**TASK INSTRUCTIONS**
Output the lines exactly, from the one where "Convert this chart" appears through the one where "import seaborn as sns" appears. Images are left out.

[Figure scripts]
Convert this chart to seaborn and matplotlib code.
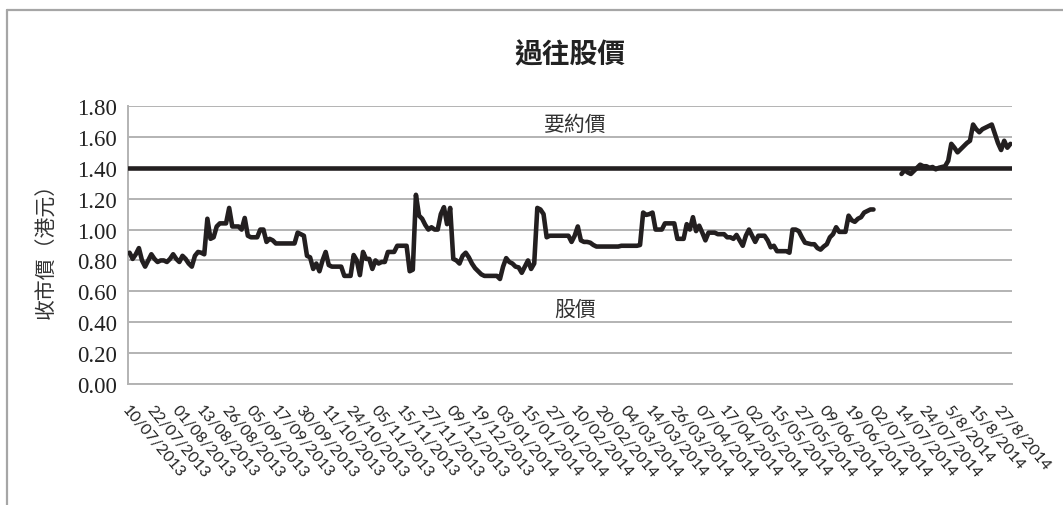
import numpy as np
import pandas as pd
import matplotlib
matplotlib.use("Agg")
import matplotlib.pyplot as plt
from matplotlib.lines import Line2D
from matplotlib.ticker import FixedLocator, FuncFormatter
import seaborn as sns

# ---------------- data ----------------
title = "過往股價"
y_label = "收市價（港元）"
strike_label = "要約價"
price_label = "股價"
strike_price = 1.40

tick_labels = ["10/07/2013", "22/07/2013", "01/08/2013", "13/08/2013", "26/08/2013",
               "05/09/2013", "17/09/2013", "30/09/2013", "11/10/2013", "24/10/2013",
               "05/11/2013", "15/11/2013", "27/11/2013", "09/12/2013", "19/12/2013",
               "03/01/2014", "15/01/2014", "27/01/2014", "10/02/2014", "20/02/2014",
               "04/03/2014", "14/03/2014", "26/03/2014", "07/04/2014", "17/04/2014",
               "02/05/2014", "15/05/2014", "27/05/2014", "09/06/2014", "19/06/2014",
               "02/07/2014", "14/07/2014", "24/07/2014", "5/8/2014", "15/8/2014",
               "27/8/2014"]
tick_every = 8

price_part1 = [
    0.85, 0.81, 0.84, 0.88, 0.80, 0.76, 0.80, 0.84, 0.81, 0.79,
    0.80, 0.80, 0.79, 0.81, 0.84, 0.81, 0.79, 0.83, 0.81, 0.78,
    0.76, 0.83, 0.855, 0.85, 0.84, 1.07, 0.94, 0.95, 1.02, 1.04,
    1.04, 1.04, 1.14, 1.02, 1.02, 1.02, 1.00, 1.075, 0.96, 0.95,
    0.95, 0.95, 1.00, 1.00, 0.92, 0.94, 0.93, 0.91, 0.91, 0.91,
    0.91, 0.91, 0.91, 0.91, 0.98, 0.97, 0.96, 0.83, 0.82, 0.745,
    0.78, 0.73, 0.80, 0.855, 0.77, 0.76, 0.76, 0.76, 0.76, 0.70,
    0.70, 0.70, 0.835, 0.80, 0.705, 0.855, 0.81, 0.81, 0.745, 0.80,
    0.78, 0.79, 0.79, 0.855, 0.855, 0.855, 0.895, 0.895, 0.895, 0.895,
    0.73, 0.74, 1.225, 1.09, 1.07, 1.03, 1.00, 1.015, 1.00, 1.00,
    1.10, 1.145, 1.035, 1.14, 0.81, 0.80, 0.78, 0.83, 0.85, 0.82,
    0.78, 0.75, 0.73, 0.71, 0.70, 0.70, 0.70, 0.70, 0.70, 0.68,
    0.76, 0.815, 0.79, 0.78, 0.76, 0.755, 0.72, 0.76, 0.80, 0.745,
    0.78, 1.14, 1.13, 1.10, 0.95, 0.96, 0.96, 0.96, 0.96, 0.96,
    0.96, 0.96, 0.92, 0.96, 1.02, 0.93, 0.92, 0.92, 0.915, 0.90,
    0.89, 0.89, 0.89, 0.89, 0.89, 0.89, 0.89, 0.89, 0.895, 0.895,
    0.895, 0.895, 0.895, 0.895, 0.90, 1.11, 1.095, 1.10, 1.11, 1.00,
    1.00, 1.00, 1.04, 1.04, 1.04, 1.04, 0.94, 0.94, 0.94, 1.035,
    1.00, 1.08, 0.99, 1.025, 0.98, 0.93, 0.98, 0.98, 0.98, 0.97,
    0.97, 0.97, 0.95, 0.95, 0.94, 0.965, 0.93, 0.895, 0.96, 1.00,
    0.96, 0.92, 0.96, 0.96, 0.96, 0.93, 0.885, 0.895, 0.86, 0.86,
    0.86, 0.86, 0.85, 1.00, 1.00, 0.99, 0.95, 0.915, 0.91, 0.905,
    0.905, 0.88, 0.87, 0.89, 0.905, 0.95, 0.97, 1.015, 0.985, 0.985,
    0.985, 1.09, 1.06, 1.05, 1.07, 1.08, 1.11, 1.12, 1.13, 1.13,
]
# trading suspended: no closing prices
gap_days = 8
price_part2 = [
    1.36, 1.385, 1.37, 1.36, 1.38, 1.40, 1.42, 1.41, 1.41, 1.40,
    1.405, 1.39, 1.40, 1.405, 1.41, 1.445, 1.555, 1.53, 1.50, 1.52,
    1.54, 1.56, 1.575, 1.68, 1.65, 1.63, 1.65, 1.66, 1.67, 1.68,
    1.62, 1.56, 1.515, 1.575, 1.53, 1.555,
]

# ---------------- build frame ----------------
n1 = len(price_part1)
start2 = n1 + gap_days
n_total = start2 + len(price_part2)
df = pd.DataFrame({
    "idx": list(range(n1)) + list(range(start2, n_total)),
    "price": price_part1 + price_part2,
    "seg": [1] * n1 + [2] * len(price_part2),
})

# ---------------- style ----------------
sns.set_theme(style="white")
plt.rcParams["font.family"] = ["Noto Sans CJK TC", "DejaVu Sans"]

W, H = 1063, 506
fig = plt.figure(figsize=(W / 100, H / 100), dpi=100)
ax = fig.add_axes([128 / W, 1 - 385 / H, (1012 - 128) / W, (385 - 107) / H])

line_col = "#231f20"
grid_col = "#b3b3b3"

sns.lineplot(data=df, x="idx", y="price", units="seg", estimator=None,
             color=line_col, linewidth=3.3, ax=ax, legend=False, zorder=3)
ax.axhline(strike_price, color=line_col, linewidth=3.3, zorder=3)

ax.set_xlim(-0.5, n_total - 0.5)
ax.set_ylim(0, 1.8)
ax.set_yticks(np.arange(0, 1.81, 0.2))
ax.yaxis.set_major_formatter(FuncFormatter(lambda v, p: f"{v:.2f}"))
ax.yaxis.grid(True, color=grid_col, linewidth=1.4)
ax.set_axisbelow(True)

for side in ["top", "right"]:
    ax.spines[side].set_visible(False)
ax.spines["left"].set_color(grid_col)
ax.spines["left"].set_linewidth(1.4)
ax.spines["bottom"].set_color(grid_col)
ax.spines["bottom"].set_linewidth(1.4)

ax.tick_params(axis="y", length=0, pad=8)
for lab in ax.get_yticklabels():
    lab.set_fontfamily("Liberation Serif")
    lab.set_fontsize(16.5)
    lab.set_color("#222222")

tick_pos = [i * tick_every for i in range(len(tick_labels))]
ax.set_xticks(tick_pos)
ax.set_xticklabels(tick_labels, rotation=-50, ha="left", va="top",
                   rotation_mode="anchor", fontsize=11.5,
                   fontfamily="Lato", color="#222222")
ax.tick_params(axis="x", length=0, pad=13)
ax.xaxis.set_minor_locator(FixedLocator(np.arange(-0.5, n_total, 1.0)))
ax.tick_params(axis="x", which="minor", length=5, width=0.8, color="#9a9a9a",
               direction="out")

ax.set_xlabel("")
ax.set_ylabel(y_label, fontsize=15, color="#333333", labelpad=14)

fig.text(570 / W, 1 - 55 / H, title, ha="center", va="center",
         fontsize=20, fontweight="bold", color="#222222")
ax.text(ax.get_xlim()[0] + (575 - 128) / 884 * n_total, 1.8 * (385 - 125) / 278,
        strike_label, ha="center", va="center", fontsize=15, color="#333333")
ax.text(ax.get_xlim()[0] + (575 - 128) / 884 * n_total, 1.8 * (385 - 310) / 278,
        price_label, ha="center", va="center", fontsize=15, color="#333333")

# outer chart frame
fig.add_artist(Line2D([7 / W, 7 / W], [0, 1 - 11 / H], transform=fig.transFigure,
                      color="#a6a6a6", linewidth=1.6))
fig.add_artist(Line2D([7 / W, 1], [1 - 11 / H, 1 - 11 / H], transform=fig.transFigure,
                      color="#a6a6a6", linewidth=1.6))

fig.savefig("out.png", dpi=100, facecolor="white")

---

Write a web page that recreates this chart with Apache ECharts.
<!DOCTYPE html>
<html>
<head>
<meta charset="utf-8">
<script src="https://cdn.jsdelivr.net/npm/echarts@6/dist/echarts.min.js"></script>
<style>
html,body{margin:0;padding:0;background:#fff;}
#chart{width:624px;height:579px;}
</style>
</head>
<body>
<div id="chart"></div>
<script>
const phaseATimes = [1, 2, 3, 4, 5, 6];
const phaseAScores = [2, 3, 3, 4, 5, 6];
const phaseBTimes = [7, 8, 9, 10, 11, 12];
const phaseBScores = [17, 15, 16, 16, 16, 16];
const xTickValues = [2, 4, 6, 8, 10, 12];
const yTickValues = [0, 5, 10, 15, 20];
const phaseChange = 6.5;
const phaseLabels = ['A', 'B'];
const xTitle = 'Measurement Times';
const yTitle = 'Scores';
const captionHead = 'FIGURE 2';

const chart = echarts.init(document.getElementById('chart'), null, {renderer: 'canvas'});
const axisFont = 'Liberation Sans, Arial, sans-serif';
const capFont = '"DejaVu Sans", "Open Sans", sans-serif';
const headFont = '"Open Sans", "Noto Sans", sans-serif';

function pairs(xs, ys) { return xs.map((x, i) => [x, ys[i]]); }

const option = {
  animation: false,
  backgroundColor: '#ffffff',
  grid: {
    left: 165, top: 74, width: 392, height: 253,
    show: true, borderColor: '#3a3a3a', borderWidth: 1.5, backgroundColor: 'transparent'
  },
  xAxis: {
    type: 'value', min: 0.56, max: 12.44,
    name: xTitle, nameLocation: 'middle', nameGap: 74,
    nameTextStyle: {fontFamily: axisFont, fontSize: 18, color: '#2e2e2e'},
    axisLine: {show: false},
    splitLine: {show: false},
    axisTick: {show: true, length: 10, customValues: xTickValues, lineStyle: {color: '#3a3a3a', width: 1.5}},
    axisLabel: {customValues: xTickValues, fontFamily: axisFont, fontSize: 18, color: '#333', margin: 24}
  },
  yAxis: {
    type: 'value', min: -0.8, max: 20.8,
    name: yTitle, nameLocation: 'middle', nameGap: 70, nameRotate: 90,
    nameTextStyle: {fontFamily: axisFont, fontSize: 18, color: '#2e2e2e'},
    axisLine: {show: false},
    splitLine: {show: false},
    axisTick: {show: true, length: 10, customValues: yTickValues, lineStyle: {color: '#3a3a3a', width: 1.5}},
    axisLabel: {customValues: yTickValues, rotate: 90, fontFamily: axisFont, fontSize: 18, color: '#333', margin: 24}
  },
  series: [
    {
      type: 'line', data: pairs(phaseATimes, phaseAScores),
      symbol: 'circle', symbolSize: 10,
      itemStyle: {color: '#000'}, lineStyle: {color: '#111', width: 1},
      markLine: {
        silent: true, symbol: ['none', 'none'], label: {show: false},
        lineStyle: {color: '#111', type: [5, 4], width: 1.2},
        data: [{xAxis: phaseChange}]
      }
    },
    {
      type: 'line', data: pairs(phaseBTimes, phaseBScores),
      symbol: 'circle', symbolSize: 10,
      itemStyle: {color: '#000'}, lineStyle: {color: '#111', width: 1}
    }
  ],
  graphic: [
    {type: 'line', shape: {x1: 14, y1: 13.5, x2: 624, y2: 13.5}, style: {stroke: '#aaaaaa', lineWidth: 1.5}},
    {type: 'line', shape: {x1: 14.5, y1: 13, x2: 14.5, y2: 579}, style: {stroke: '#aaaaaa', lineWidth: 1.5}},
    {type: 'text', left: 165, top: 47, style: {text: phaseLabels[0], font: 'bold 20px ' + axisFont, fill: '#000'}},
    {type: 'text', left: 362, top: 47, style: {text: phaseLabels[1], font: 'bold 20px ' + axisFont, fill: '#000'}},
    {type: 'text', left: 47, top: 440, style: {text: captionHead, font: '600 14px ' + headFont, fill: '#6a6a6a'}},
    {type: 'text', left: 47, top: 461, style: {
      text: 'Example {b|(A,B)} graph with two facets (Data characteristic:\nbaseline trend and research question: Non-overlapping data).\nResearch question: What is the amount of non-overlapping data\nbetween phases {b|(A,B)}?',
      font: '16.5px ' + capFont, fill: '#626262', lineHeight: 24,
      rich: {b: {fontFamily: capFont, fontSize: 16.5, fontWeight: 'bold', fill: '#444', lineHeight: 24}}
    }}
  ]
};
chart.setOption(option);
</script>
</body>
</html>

* * *

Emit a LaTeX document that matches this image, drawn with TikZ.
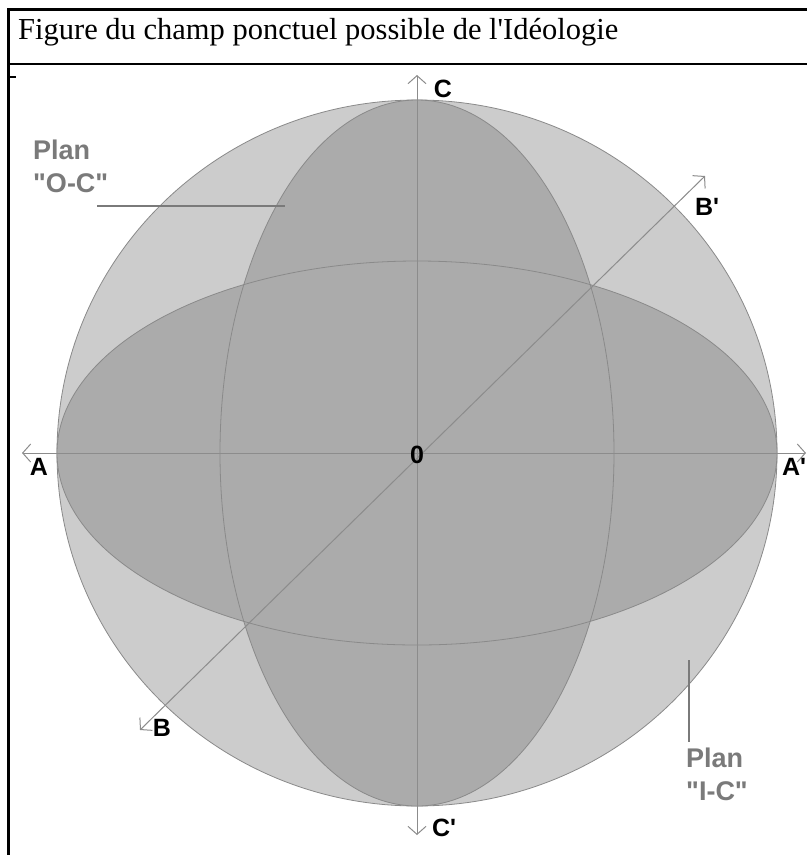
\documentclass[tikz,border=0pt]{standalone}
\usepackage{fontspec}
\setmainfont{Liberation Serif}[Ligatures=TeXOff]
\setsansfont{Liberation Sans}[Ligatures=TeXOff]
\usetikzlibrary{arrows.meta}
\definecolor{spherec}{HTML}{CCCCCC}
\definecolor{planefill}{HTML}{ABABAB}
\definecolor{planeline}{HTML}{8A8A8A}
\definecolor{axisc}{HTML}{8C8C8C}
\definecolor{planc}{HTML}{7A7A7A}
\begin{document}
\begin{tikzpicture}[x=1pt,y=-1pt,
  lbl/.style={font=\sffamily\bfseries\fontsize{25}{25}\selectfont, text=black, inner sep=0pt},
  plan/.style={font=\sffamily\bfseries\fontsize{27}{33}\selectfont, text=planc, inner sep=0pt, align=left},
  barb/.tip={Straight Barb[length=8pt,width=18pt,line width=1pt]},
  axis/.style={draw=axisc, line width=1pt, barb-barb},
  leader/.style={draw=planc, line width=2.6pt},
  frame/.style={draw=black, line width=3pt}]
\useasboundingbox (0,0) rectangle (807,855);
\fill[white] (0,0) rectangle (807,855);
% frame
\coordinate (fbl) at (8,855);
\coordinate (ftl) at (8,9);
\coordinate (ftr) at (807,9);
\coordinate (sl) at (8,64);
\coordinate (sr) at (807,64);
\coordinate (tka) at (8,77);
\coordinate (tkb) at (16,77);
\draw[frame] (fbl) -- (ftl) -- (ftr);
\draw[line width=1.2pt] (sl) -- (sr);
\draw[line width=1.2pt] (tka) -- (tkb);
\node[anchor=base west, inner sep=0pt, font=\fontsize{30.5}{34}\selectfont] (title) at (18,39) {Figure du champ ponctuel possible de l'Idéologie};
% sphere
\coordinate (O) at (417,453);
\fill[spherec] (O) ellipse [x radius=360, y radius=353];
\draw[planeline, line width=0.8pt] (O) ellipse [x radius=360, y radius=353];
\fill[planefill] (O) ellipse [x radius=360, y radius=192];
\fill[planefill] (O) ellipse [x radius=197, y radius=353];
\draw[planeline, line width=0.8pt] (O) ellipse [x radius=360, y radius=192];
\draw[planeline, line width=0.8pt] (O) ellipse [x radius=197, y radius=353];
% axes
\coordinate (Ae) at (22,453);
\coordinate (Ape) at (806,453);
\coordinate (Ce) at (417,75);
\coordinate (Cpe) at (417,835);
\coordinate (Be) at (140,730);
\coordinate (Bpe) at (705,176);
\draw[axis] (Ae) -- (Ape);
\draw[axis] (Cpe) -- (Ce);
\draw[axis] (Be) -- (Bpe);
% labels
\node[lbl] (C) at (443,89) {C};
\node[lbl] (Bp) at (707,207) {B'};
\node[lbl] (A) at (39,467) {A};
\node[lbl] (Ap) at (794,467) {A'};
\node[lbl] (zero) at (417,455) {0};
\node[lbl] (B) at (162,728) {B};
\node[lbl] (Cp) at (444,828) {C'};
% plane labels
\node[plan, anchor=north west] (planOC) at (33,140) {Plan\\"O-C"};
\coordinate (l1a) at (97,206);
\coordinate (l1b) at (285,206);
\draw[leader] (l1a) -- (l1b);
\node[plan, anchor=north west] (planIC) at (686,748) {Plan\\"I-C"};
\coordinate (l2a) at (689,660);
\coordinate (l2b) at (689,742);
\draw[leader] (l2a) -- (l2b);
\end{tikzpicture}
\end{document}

**COMPLETED EXERCISE**
Convert this chart to seaborn and matplotlib code.
import numpy as np
import pandas as pd
import matplotlib
matplotlib.use("Agg")
import matplotlib.pyplot as plt
from matplotlib.lines import Line2D
from matplotlib.ticker import FixedLocator, FuncFormatter
import seaborn as sns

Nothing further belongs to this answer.